Estimation of Snow Mass Information via Assimilation of C-Band Synthetic Aperture Radar Backscatter Observations Into an Advanced Land Surface Model

This study assimilated Sentinel-1 C-band backscatter observations over snow-covered terrain into the Noah-Multiparameterization land surface model using support vector machine (SVM) regression and an ensemble Kalman filter to improve the modeled terrestrial snow mass estimates. The data assimilation (DA) experiment was conducted across Western Colorado from September 2016 to August 2017. As part of the DA experiments, the impact of a rule-based update was evaluated by comparing snow water equivalent (SWE) estimates via DA (with [ ${\rm {DA}}_{\rm {v1}}$ ] and without [ ${\rm {DA}}_{\rm {v2}}$ ] the rule-based update) against SNOTEL SWE measurements. Results confirmed that rule-based update helped minimize SVM controllability issues, and in turn, improved the accuracy of SWE estimates relative to both open loop (OL) and ${\rm {DA}}_{\rm {v2}}$ . Comparison of SWE estimates from Sentinel-1 ${\rm {DA}}_{\rm {v1}}$ against SNOTEL SWE revealed that 75% of stations showed improvements in bias and correlation coefficient relative to the OL. Assimilated SWE estimates also showed statistical improvements during both the snow accumulation and snow ablation periods.
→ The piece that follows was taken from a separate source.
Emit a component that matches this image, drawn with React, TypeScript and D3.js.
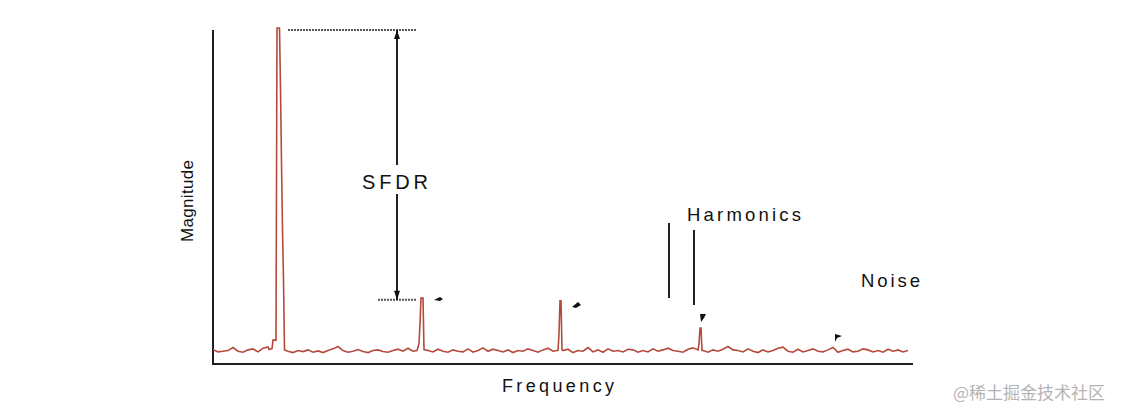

However, unbiased root mean square error showed a slight increase during the snow ablation period due to the large variability in the electromagnetic response of C-band backscatter over deep and/or wet snow. Improvement of the SWE estimates also resulted in improving river discharge estimates compared to in situ measurements. River discharge using Sentinel-1 ${\rm {DA}}_{\rm {v1}}$ improved the Nash–Sutcliffe efficiency at all available stations. These results suggest that physically constrained SVM can serve as an efficient observation operator for snow mass DA through explicit consideration of the first-order C-band scattering mechanisms over different terrestrial snow conditions.